GIVEN INFORMATION —
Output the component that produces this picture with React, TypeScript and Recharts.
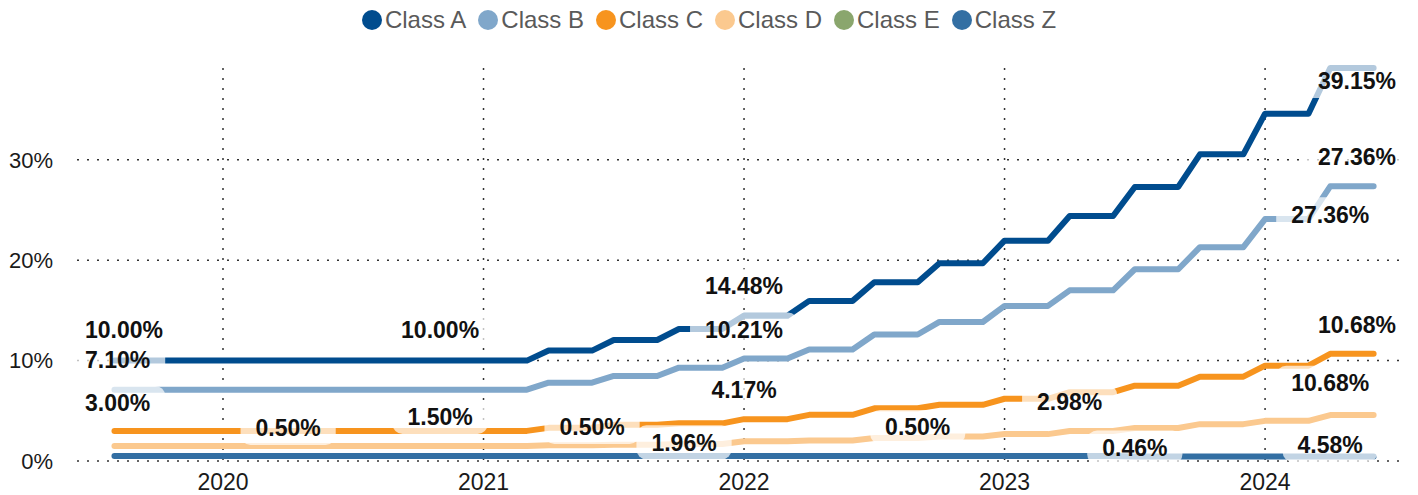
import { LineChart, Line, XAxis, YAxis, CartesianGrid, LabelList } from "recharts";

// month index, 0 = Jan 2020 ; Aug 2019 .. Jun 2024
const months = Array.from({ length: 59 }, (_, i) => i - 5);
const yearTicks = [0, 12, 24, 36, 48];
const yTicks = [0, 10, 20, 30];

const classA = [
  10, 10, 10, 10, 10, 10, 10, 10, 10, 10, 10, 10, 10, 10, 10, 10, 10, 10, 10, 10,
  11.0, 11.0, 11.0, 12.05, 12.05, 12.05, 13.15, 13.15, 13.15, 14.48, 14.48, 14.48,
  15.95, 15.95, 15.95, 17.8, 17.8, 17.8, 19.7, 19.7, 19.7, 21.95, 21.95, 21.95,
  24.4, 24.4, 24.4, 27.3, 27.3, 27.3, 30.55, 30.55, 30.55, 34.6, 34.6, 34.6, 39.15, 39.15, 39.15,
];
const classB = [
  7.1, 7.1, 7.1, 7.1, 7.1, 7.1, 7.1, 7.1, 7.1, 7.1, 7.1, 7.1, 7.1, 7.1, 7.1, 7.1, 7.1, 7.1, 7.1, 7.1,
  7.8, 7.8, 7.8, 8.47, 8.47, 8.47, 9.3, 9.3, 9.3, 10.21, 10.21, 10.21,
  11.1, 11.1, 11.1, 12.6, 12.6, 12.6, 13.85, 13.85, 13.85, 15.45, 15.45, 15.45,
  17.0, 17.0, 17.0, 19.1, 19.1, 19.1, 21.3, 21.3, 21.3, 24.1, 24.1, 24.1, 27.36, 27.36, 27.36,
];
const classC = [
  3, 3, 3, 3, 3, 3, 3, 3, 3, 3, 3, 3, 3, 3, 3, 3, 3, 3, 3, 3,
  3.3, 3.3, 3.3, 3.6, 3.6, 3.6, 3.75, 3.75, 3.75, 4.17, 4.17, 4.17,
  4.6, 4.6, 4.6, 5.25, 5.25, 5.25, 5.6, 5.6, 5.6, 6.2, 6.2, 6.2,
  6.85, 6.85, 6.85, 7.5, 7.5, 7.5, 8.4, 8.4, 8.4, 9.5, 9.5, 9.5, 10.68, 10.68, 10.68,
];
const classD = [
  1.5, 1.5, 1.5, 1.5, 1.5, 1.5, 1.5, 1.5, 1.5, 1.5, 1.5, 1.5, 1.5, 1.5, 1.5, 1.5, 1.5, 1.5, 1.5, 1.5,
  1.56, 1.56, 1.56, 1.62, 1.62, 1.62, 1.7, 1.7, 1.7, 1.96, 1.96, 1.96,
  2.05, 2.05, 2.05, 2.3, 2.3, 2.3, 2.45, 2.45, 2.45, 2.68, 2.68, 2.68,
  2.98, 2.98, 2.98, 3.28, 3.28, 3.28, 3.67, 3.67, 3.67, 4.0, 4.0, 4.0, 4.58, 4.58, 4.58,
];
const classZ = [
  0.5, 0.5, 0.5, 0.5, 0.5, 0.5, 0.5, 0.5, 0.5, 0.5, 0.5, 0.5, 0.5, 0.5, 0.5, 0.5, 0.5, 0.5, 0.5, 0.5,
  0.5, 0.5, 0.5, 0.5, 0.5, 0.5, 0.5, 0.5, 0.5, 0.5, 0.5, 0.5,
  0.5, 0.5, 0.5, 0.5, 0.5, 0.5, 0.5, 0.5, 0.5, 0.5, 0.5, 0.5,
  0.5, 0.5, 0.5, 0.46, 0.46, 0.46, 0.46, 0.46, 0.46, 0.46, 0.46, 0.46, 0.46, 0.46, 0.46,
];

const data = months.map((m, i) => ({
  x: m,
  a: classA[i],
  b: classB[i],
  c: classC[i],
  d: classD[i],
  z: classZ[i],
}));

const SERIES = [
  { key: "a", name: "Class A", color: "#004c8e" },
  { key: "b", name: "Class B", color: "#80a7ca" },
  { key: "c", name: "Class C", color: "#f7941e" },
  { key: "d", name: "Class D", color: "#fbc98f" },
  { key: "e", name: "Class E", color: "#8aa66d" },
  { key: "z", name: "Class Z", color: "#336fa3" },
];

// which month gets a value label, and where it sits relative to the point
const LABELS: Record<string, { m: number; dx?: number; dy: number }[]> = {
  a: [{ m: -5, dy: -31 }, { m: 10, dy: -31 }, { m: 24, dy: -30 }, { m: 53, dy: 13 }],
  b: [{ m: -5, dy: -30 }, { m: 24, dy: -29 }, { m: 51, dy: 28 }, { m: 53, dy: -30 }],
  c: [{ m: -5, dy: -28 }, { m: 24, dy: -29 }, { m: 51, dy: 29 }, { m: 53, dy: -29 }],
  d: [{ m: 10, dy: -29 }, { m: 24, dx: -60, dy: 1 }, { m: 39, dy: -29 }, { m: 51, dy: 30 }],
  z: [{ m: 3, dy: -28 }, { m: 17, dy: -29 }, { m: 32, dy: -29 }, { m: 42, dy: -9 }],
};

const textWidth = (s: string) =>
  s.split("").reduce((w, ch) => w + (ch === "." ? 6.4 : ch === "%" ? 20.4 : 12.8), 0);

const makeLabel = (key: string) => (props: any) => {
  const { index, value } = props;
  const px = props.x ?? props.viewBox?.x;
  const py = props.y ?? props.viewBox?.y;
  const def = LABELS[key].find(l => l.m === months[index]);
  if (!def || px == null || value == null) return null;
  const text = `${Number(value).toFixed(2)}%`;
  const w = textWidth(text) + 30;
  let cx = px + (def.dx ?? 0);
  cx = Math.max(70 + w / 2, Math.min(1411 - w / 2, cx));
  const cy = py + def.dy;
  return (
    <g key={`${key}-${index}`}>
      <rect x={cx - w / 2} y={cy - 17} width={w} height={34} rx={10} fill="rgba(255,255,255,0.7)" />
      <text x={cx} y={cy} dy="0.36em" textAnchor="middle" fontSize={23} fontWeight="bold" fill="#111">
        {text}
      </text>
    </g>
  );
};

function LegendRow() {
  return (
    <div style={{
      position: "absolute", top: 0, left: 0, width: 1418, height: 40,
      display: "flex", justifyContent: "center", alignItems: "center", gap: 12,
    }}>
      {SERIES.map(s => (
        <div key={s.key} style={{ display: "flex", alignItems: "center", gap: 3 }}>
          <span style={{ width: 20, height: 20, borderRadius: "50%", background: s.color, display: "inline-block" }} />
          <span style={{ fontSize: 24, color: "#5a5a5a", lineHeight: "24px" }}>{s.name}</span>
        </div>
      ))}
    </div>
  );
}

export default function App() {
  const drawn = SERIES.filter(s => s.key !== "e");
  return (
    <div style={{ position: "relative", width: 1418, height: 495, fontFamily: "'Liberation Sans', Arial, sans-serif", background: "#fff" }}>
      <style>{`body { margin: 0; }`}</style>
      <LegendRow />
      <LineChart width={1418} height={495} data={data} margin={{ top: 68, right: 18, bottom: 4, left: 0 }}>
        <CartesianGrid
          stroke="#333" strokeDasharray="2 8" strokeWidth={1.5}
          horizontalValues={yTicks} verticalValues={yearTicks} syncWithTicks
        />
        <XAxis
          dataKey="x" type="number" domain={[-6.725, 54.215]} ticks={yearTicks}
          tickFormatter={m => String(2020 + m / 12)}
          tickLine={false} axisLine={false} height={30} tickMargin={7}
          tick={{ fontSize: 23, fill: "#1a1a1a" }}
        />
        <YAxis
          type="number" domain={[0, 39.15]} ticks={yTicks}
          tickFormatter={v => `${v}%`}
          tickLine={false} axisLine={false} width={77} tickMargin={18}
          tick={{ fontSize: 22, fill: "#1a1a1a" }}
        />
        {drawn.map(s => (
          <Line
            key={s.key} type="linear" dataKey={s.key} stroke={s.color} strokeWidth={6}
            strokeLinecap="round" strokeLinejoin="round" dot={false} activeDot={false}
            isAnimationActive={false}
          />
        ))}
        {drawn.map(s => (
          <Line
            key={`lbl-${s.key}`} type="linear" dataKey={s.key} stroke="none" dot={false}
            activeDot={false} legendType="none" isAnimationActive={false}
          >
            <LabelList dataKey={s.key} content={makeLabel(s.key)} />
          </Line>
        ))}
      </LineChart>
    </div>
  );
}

WHAT IS EXPECTED — Leave out the pictures, then repeat the listing above exactly from its first line to the line with "const yTicks = [0, 10, 20, 30];", inclusive.

EXERCISE OUTPUT —
Output the component that produces this picture with React, TypeScript and Recharts.
import { LineChart, Line, XAxis, YAxis, CartesianGrid, LabelList } from "recharts";

// month index, 0 = Jan 2020 ; Aug 2019 .. Jun 2024
const months = Array.from({ length: 59 }, (_, i) => i - 5);
const yearTicks = [0, 12, 24, 36, 48];
const yTicks = [0, 10, 20, 30];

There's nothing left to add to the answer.